Trains Are Always Better than Buses, Right?

Josh Barro provide examples galore of why the answer to that question isn't always yes—where costly rail investment has been to the detriment of existing transit. His column targets proposed projects, such as New York's LaGuardia Airport AirTrain.

3 minute read

February 11, 2015, 9:00 AM PST

By Irvin Dawid

A bus next to the re-located light rail station at Denver's Union Station

Jeffrey Beall / Wikimedia Commons

"Bus-based public transit in the United States suffers from an image problem," writes Barro. "That fact, laid out in a 2009 report from the Federal Transit Administration, isn’t surprising, but it has led to a perverse outcome."

Barro is hardly the first to question costly airport connectorsone of the best columns I've seen comes from Market Urbanism in 2010 by Stephen Smith, now editor of New York Yimby. Barro has a larger audience to spread the "rail isn't always better" message.

However, to effectively question rail as always being the best transit investment, it's necessary to point to worthy bus projects. "The Massachusetts Bay Transit Authority has had modest success getting people to ride buses (the "Silver Line") from downtown to the airport; from most points in Boston, that trip also involves a train to the bus to the plane," writes Barro.
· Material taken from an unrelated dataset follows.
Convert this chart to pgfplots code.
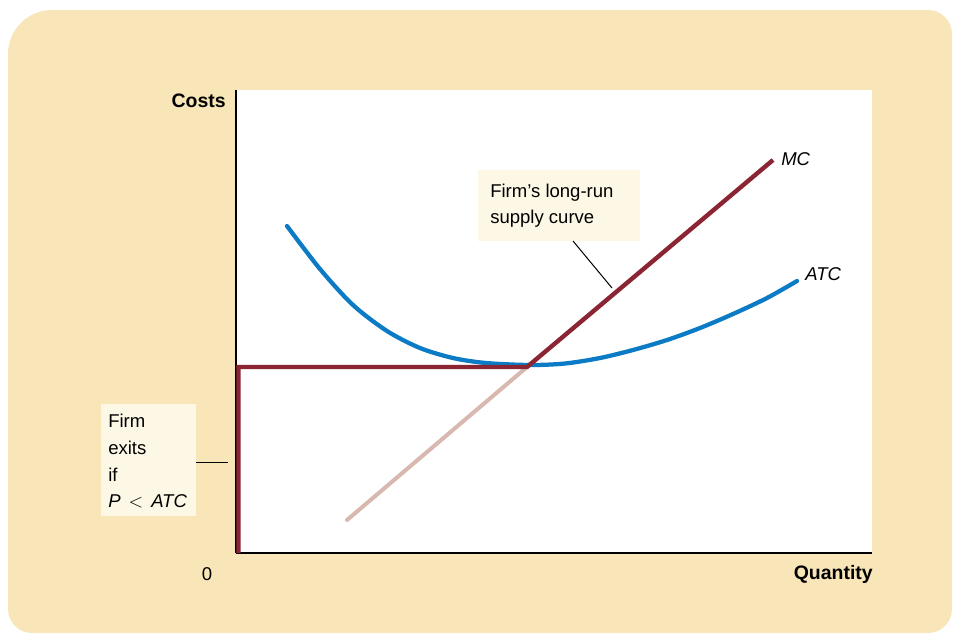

Benjamin de la Peña and Nicholas Turner, both formerly with The Rockefeller Foundation's urban development division, penned a July 2013 Planetizen Exclusive that describes other worthy bus projects throughout the United States.

Barro questions streetcar investments in recently opened systems and those still in the planning phase.
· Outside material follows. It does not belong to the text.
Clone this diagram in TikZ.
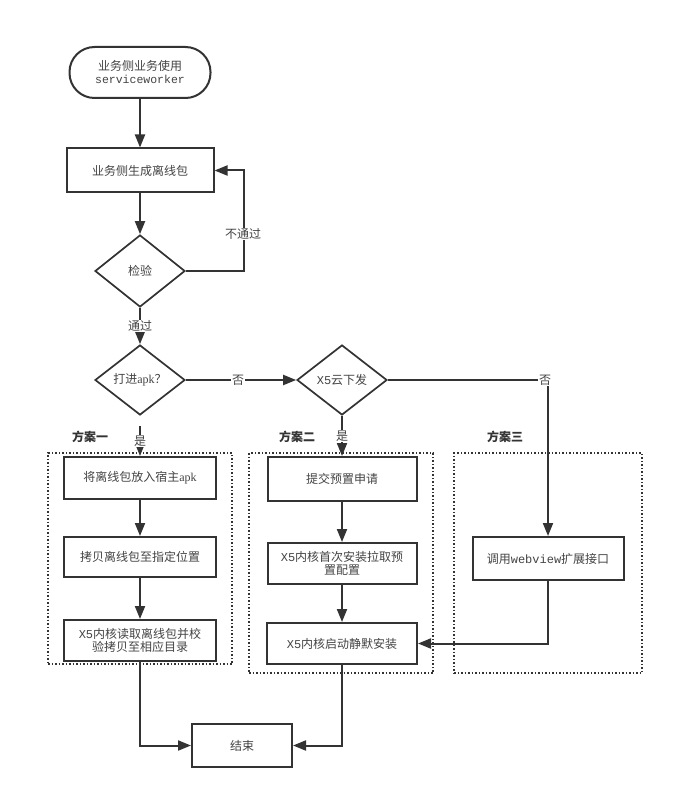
\documentclass[tikz,border=0pt]{standalone}
\usepackage{fontspec}
\setmainfont{Noto Sans CJK SC}
\newfontfamily\monof{Liberation Mono}
\newfontfamily\seriff{Liberation Serif}
\usetikzlibrary{arrows.meta,shapes.geometric}
\definecolor{ink}{HTML}{333333}
\definecolor{txt}{HTML}{444444}
\begin{document}
\begin{tikzpicture}[x=1pt,y=-1pt,
  every node/.style={font=\fontsize{12}{15}\selectfont, text=txt},
  box/.style={draw=ink, line width=2pt, rectangle, inner sep=0pt, align=center, fill=white},
  term/.style={box, rounded corners=25pt},
  dia/.style={draw=ink, line width=1.7pt, diamond, inner sep=0pt, fill=white},
  grp/.style={draw=ink, line width=1.5pt, dotted, rectangle, inner sep=0pt},
  lbl/.style={fill=white, inner sep=1pt},
  glbl/.style={font=\fontsize{12}{15}\selectfont\bfseries, text=ink},
  arr/.style={draw=ink, line width=2pt, -{Triangle[length=13pt,width=10pt]}},
  ln/.style={draw=ink, line width=2pt}
]
\useasboundingbox (0,0) rectangle (674,799);
% groups
\node[grp, minimum width=184pt, minimum height=211pt] (g1) at (140,558.5) {};
\node[grp, minimum width=184pt, minimum height=220pt] (g2) at (341,563) {};
\node[grp, minimum width=188pt, minimum height=220pt] (g3) at (548,563) {};
\node[glbl] (l1) at (90,437) {方案一};
\node[glbl] (l2) at (297,437) {方案二};
\node[glbl] (l3) at (505,437) {方案三};
% nodes
\node[term, minimum width=141pt, minimum height=51pt] (start) at (140,72.5) {业务侧业务使用\\[-2pt]{\monof\fontsize{11.5}{14}\selectfont serviceworker}};
\node[box, minimum width=147pt, minimum height=44pt] (gen) at (140,170.5) {业务侧生成离线包};
\node[dia, minimum width=90pt, minimum height=72pt] (check) at (140,271) {检验};
\node[dia, minimum width=90pt, minimum height=70pt] (apk) at (140,380) {打进{\seriff apk}？};
\node[dia, minimum width=90pt, minimum height=70pt] (x5) at (342,380) {{\monof X5}云下发};
\node[box, minimum width=152pt, minimum height=42pt] (a1) at (140,478) {将离线包放入宿主{\seriff apk}};
\node[box, minimum width=152pt, minimum height=40pt] (a2) at (140,557) {拷贝离线包至指定位置};
\node[box, minimum width=152pt, minimum height=41pt] (a3) at (140,640.5) {{\monof X5}内核读取离线包并校\\[-2pt]验拷贝至相应目录};
\node[box, minimum width=149pt, minimum height=44pt] (b1) at (342,479) {提交预置申请};
\node[box, minimum width=149pt, minimum height=41pt] (b2) at (342,563.5) {{\monof X5}内核首次安装拉取预\\[-2pt]置配置};
\node[box, minimum width=150pt, minimum height=41pt] (b3) at (342,643.5) {{\monof X5}内核启动静默安装};
\node[box, minimum width=151pt, minimum height=43pt] (c1) at (548,558.5) {调用{\monof webview}扩展接口};
\node[box, minimum width=100pt, minimum height=43pt] (end) at (242,745.5) {结束};
% connectors
\draw[arr] (start) -- (gen);
\draw[arr] (gen) -- (check);
\draw[arr] (check.east) -- ++(58,0) coordinate (lp) |- (gen.east);
\node[lbl] (nt) at (243,234) {不通过};
\draw[arr] (check) -- (apk);
\node[lbl] (tg) at (140,326) {通过};
\draw[arr] (apk) -- (x5);
\node[lbl] (no1) at (238,380) {否};
\coordinate (cr) at (548,380);
\draw[arr] (x5.east) -- (cr) -- (c1.north);
\node[lbl] (no2) at (545,380) {否};
\draw[arr] ([yshift=-10pt]apk.south) -- (a1.north);
\node[lbl, inner sep=0.5pt] (y1) at (140,441) {是};
\draw[arr] (x5.south) -- (b1.north);
\node[lbl, inner sep=0.5pt] (y2) at (342,436) {是};
\draw[arr] (a1) -- (a2);
\draw[arr] (a2) -- (a3);
\draw[arr] (b1) -- (b2);
\draw[arr] (b2) -- (b3);
\draw[arr] (c1.south) |- (b3.east);
\draw[arr] (a3.south) |- (end.west);
\draw[arr] (b3.south) |- (end.east);
\end{tikzpicture}
\end{document}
  • Atlanta’s downtown streetcar loop was a relative bargain at $100 million; unfortunately, Rebecca Burns, a writer at Atlanta magazine, took it to work for a week and found it was slower than walking
  • Washington’s shiny new streetcars, expected to serve 1,500 riders a day along H Street Northeast, are slowing the bus service that already serves 12,000 daily riders on that road. [No opening date scheduled as of Jan. 16].

Barro's main point is that transit agencies need to better market their express and rapid bus lines if they want to increase ridership with choice or discretionary transit riders (those who have access to cars). He points to recent success that Los Angeles Metro has had with the Orange (bus) line that operates on an exclusive right-of-way.

Returning to N.Y. Gov. Andrew Cuomo's proposed LaGuardia AirTrain, Barro suggests that MTA "sell the Q70 and M60 services to people who normally wouldn’t be caught dead on a bus to the airport. Dedicated boarding areas and improved buses could be bought for a fraction of the price of a new train system."